Are they surface owners? If not, when did they sell the land?
Scott,

You need to go to the Department of Conservation and find out if the 2 wells are within a unit and whether their property is within said unit.
I know that the wells are not part of a unit.
They are not surface owners. The land was sold ages ago. The 1960s or before, I think.
They did not own the surface when the well on their land stopped producing.
Scott,

Is the property in Louisiana or Texas?
Scott:

If these wells are in LA, the S-T-R location would be helpful for the appropriate field order research.

It is rare for wells completed below the Travis Peak formation to not be unitized, especially post-1970.

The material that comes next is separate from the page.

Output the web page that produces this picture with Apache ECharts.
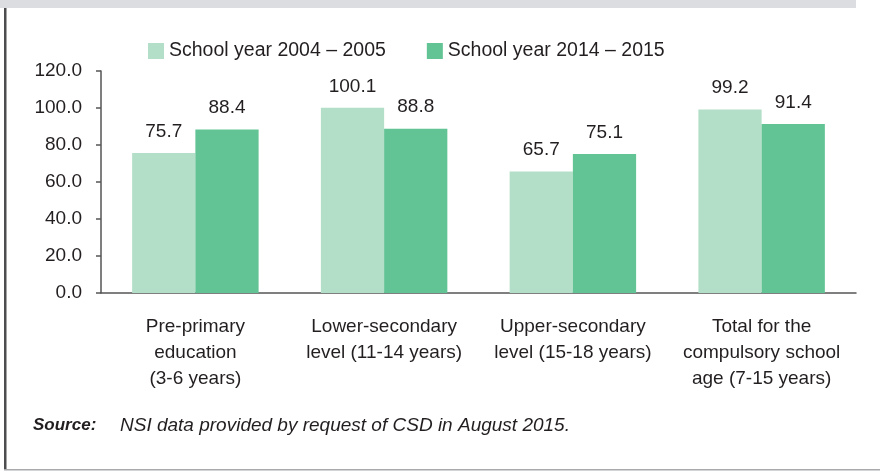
<!DOCTYPE html>
<html>
<head>
<meta charset="utf-8">
<script src="https://cdn.jsdelivr.net/npm/echarts@6/dist/echarts.min.js"></script>
<style>
  html, body { margin: 0; padding: 0; background: #fff; }
  #chart { width: 880px; height: 472px; }
</style>
</head>
<body>
<div id="chart"></div>
<script>
const categories = [
  'Pre-primary\neducation\n(3-6 years)',
  'Lower-secondary\nlevel (11-14 years)',
  'Upper-secondary\nlevel (15-18 years)',
  'Total for the\ncompulsory school\nage (7-15 years)'
];
const year2004 = [75.7, 100.1, 65.7, 99.2];
const year2014 = [88.4, 88.8, 75.1, 91.4];
const seriesNames = ['School year 2004 \u2013 2005', 'School year 2014 \u2013 2015'];
const yTicks = [0, 20, 40, 60, 80, 100, 120];

const FONT = 'Liberation Sans';
const TEXT = '#231f20';
const LIGHT = '#b3dfc8';
const DARK = '#62c394';

const chart = echarts.init(document.getElementById('chart'), null, { renderer: 'canvas' });

function barSeries(name, data, color) {
  return {
    name: name,
    type: 'bar',
    data: data,
    barGap: '0%',
    barCategoryGap: '33%',
    itemStyle: { color: color },
    label: {
      show: true,
      position: 'top',
      distance: 12,
      fontFamily: FONT,
      fontSize: 19,
      color: TEXT,
      formatter: (p) => p.value.toFixed(1)
    }
  };
}

const option = {
  animation: false,
  textStyle: { fontFamily: FONT, color: TEXT },
  legend: {
    left: 143,
    top: 36,
    itemWidth: 16,
    itemHeight: 16,
    itemGap: 41,
    icon: 'rect',
    textStyle: { fontFamily: FONT, fontSize: 19.5, color: TEXT },
    data: seriesNames
  },
  grid: {
    left: 101,
    right: 24,
    top: 71,
    bottom: 179,
    containLabel: false
  },
  xAxis: {
    type: 'category',
    data: categories,
    axisLine: { lineStyle: { color: '#555', width: 1.5 } },
    axisTick: { show: false },
    axisLabel: {
      interval: 0,
      margin: 21,
      fontFamily: FONT,
      fontSize: 19,
      lineHeight: 26,
      color: TEXT
    }
  },
  yAxis: {
    type: 'value',
    min: yTicks[0],
    max: yTicks[yTicks.length - 1],
    interval: yTicks[1] - yTicks[0],
    splitLine: { show: false },
    axisLine: { show: true, lineStyle: { color: '#555', width: 1.5 } },
    axisTick: { show: true, length: 5, lineStyle: { color: '#555', width: 1.5 } },
    axisLabel: {
      margin: 19,
      fontFamily: FONT,
      fontSize: 19,
      color: TEXT,
      formatter: (v) => v.toFixed(1)
    }
  },
  series: [
    barSeries(seriesNames[0], year2004, LIGHT),
    barSeries(seriesNames[1], year2014, DARK)
  ],
  graphic: [
    // frame: grey band on top, dark rule on the left, light rule at the bottom
    { type: 'rect', left: 0, top: 0, shape: { width: 856, height: 8 }, style: { fill: '#dcdde0' }, silent: true },
    { type: 'rect', left: 4, top: 8, shape: { width: 2.5, height: 462 }, style: { fill: '#4d4d4f' }, silent: true },
    { type: 'rect', left: 4, top: 469, shape: { width: 876, height: 1.5 }, style: { fill: '#a7a9ac' }, silent: true },
    {
      type: 'text', left: 33, top: 417,
      style: { text: 'Source:', font: 'italic bold 17px "' + FONT + '"', fill: TEXT }
    },
    {
      type: 'text', left: 120, top: 416,
      style: { text: 'NSI data provided by request of CSD in August 2015.', font: 'italic 19px "' + FONT + '"', fill: TEXT }
    }
  ]
};

chart.setOption(option);
</script>
</body>
</html>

Wells from below that depth would almost certainly be draining from an area of greater than 10 acres, but without a lessee to make demand to drill an offset well, it would be up to you (the mineral owner) to prove drainage (something that most mineral owners would be hard pressed to do without tangible evidence from an expert source, e.g., geologist, geophysicist, etc.)

As long as these wells are classified as lease wells, only the mineral owner / lessor is due to receive royalties. A unit would have to be formed around the well in order to implement force pooling of surrounding owners and their interests for proportionate shares of production to be allotted (either as net revenue or as royalty).

IANAL (I am not a lawyer), thus IMO without unitization, the mineral servitude established on your parent's land (by your question, I assume that mineral rights have been held by mineral servitude rather than by 'fee ownership', to the extent that such term applies in LA) would prescribe due to the passage of a period of greater than ten years of nonuse of the subject mineral servitude, either by the drilling of a well (or wells) establishing good-faith attempt(s) at production on the burden tract (the 150 acres) or on lands pooled therewith (based upon your current information, this condition is not applicable).

To the extent that a portion of the land was included in such a unit, the mineral servitude would be interrupted by such good-faith attempt at production, operations, or production.

Even if a unit was established by LOC at this time, the field order would only pool the mineral ownership and related interests from the effective date of the order, and thus would likely be ineffectual as to holding to your parent's mineral servitude.

A complete vetting of the facts (starting with the location of the property, and going from there) would greatly assist in being able to shoring up these preliminary conclusions.
This land is in DeSoto Parish, Louisiana. S15-T12N-R12W.
You need to hire someone like Skip Peal or an O&G attorney to research this matter. From a cursory search I feel that you may still own minerals on this tract.